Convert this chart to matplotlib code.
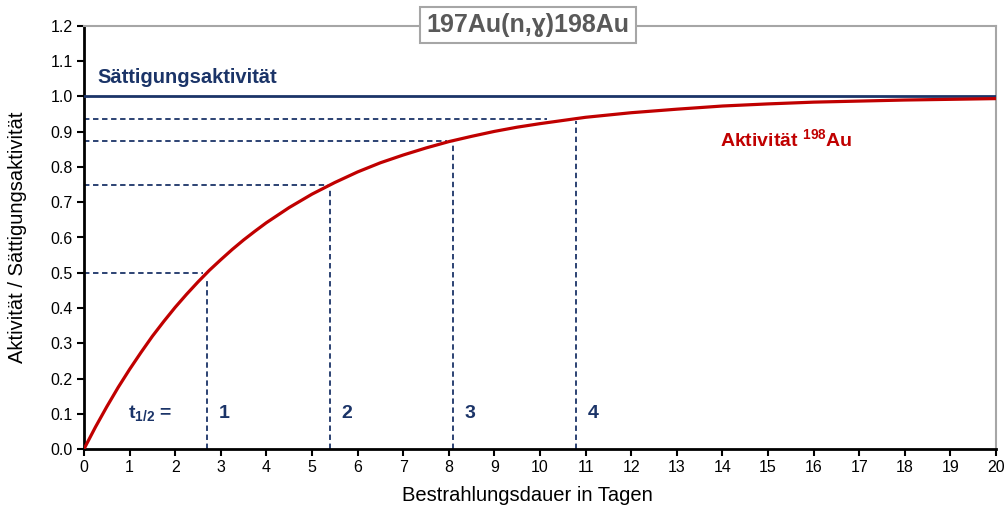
import matplotlib
matplotlib.use("Agg")
import matplotlib.pyplot as plt

plt.rcParams['font.family'] = ['Liberation Sans', 'DejaVu Sans']
plt.rcParams['mathtext.fontset'] = 'custom'
plt.rcParams['mathtext.rm'] = 'Liberation Sans'
plt.rcParams['mathtext.bf'] = 'Liberation Sans:bold'

# Irradiation time in days and relative activity A/A_sat of Au-198
days = [0, 0.25, 0.5, 0.75, 1, 1.25, 1.5, 1.75, 2, 2.25, 2.5, 2.75, 3, 3.25,
        3.5, 3.75, 4, 4.5, 5, 5.5, 6, 6.5, 7, 7.5, 8, 8.5, 9, 9.5, 10, 11,
        12, 13, 14, 15, 16, 17, 18, 19, 20]
activity = [0.000, 0.062, 0.120, 0.175, 0.226, 0.274, 0.320, 0.362, 0.402,
            0.439, 0.474, 0.507, 0.537, 0.566, 0.593, 0.618, 0.642, 0.685,
            0.723, 0.756, 0.786, 0.812, 0.834, 0.854, 0.872, 0.887, 0.901,
            0.913, 0.923, 0.941, 0.954, 0.964, 0.973, 0.979, 0.984, 0.987,
            0.990, 0.992, 0.994]

saturation = 1.0

# Multiples of the half-life and the activity level reached there
halflife_marks = [2.7, 5.4, 8.1, 10.8]
halflife_labels = ['1', '2', '3', '4']
levels = [0.5, 0.75, 0.875, 0.9375]
level_ends = [2.6, 5.35, 7.95, 10.15]
vertical_tops = [0.48, 0.74, 0.875, 0.93]

x_ticks = list(range(0, 21))
y_ticks = [round(0.1 * i, 1) for i in range(0, 13)]

navy = '#1B3468'
red = '#C00000'
grey = '#A6A6A6'

fig = plt.figure(figsize=(10.08, 5.11), dpi=100)
ax = fig.add_axes([84 / 1008, 1 - 449 / 511, (996 - 84) / 1008, (449 - 26) / 511])

# guide lines
for lvl, xe in zip(levels, level_ends):
    ax.plot([0, xe], [lvl, lvl], color=navy, lw=1.3, ls=(0, (3, 2)), zorder=2)
for xm, yt in zip(halflife_marks, vertical_tops):
    ax.plot([xm, xm], [0, yt], color=navy, lw=1.3, ls=(0, (3, 2)), zorder=2)

ax.axhline(saturation, color=navy, lw=2, zorder=3)
ax.plot(days, activity, color=red, lw=2.3, zorder=4, solid_capstyle='round',
        solid_joinstyle='round')

ax.set_xlim(0, 20)
ax.set_ylim(0, 1.2)
ax.set_xticks(x_ticks)
ax.set_yticks(y_ticks)
ax.set_yticklabels([f'{v:.1f}' for v in y_ticks])
ax.tick_params(axis='both', direction='out', length=5, width=1.5, labelsize=11.5,
               colors='black', pad=3)

for s in ('left', 'bottom'):
    ax.spines[s].set_color('black')
    ax.spines[s].set_linewidth(2)
for s in ('top', 'right'):
    ax.spines[s].set_color(grey)
    ax.spines[s].set_linewidth(1.5)

ax.set_xlabel('Bestrahlungsdauer in Tagen', fontsize=14.5, va='center')
ax.set_ylabel('Aktivität / Sättigungsaktivität', fontsize=14.5, va='center')
ax.xaxis.set_label_coords((527 - 84) / 912, -(495 - 449) / 423)
ax.yaxis.set_label_coords(-(84 - 18) / 912, 0.5)

ax.text(0.29, 1.055, 'Sättigungsaktivität', color=navy, fontsize=14.5,
        fontweight='bold', va='center', ha='left')
ax.text(13.95, 0.878, r'Aktivität $\mathbf{^{198}}$Au', color=red, fontsize=14,
        fontweight='bold', va='center', ha='left')

ax.text(0.96, 0.10, r't$_{\mathbf{1/2}}$ =', color=navy, fontsize=14,
        fontweight='bold', va='center', ha='left')
for xm, lab in zip(halflife_marks, halflife_labels):
    ax.text(xm + 0.25, 0.10, lab, color=navy, fontsize=14, fontweight='bold',
            va='center', ha='left')

fig.text(528 / 1008, 1 - 25 / 511, '197Au(n,ɣ)198Au', color='#595959',
         fontsize=18, fontweight='bold', ha='center', va='center',
         bbox=dict(boxstyle='square,pad=0.25', fc='white', ec=grey, lw=1.5))

fig.savefig('out.png', dpi=100)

*STATED PROBLEM*: Each line of the data is to be duplicated exactly; pictures stay out of the copy.

*TASK SOLUTION*:
Convert this chart to matplotlib code.
import matplotlib
matplotlib.use("Agg")
import matplotlib.pyplot as plt

plt.rcParams['font.family'] = ['Liberation Sans', 'DejaVu Sans']
plt.rcParams['mathtext.fontset'] = 'custom'
plt.rcParams['mathtext.rm'] = 'Liberation Sans'
plt.rcParams['mathtext.bf'] = 'Liberation Sans:bold'

# Irradiation time in days and relative activity A/A_sat of Au-198
days = [0, 0.25, 0.5, 0.75, 1, 1.25, 1.5, 1.75, 2, 2.25, 2.5, 2.75, 3, 3.25,
        3.5, 3.75, 4, 4.5, 5, 5.5, 6, 6.5, 7, 7.5, 8, 8.5, 9, 9.5, 10, 11,
        12, 13, 14, 15, 16, 17, 18, 19, 20]
activity = [0.000, 0.062, 0.120, 0.175, 0.226, 0.274, 0.320, 0.362, 0.402,
            0.439, 0.474, 0.507, 0.537, 0.566, 0.593, 0.618, 0.642, 0.685,
            0.723, 0.756, 0.786, 0.812, 0.834, 0.854, 0.872, 0.887, 0.901,
            0.913, 0.923, 0.941, 0.954, 0.964, 0.973, 0.979, 0.984, 0.987,
            0.990, 0.992, 0.994]

saturation = 1.0

# Multiples of the half-life and the activity level reached there
halflife_marks = [2.7, 5.4, 8.1, 10.8]
halflife_labels = ['1', '2', '3', '4']
levels = [0.5, 0.75, 0.875, 0.9375]
level_ends = [2.6, 5.35, 7.95, 10.15]
vertical_tops = [0.48, 0.74, 0.875, 0.93]

x_ticks = list(range(0, 21))
y_ticks = [round(0.1 * i, 1) for i in range(0, 13)]

navy = '#1B3468'
red = '#C00000'
grey = '#A6A6A6'

fig = plt.figure(figsize=(10.08, 5.11), dpi=100)
ax = fig.add_axes([84 / 1008, 1 - 449 / 511, (996 - 84) / 1008, (449 - 26) / 511])

# guide lines
for lvl, xe in zip(levels, level_ends):
    ax.plot([0, xe], [lvl, lvl], color=navy, lw=1.3, ls=(0, (3, 2)), zorder=2)
for xm, yt in zip(halflife_marks, vertical_tops):
    ax.plot([xm, xm], [0, yt], color=navy, lw=1.3, ls=(0, (3, 2)), zorder=2)

ax.axhline(saturation, color=navy, lw=2, zorder=3)
ax.plot(days, activity, color=red, lw=2.3, zorder=4, solid_capstyle='round',
        solid_joinstyle='round')

ax.set_xlim(0, 20)
ax.set_ylim(0, 1.2)
ax.set_xticks(x_ticks)
ax.set_yticks(y_ticks)
ax.set_yticklabels([f'{v:.1f}' for v in y_ticks])
ax.tick_params(axis='both', direction='out', length=5, width=1.5, labelsize=11.5,
               colors='black', pad=3)

for s in ('left', 'bottom'):
    ax.spines[s].set_color('black')
    ax.spines[s].set_linewidth(2)
for s in ('top', 'right'):
    ax.spines[s].set_color(grey)
    ax.spines[s].set_linewidth(1.5)

ax.set_xlabel('Bestrahlungsdauer in Tagen', fontsize=14.5, va='center')
ax.set_ylabel('Aktivität / Sättigungsaktivität', fontsize=14.5, va='center')
ax.xaxis.set_label_coords((527 - 84) / 912, -(495 - 449) / 423)
ax.yaxis.set_label_coords(-(84 - 18) / 912, 0.5)

ax.text(0.29, 1.055, 'Sättigungsaktivität', color=navy, fontsize=14.5,
        fontweight='bold', va='center', ha='left')
ax.text(13.95, 0.878, r'Aktivität $\mathbf{^{198}}$Au', color=red, fontsize=14,
        fontweight='bold', va='center', ha='left')

ax.text(0.96, 0.10, r't$_{\mathbf{1/2}}$ =', color=navy, fontsize=14,
        fontweight='bold', va='center', ha='left')
for xm, lab in zip(halflife_marks, halflife_labels):
    ax.text(xm + 0.25, 0.10, lab, color=navy, fontsize=14, fontweight='bold',
            va='center', ha='left')

fig.text(528 / 1008, 1 - 25 / 511, '197Au(n,ɣ)198Au', color='#595959',
         fontsize=18, fontweight='bold', ha='center', va='center',
         bbox=dict(boxstyle='square,pad=0.25', fc='white', ec=grey, lw=1.5))

fig.savefig('out.png', dpi=100)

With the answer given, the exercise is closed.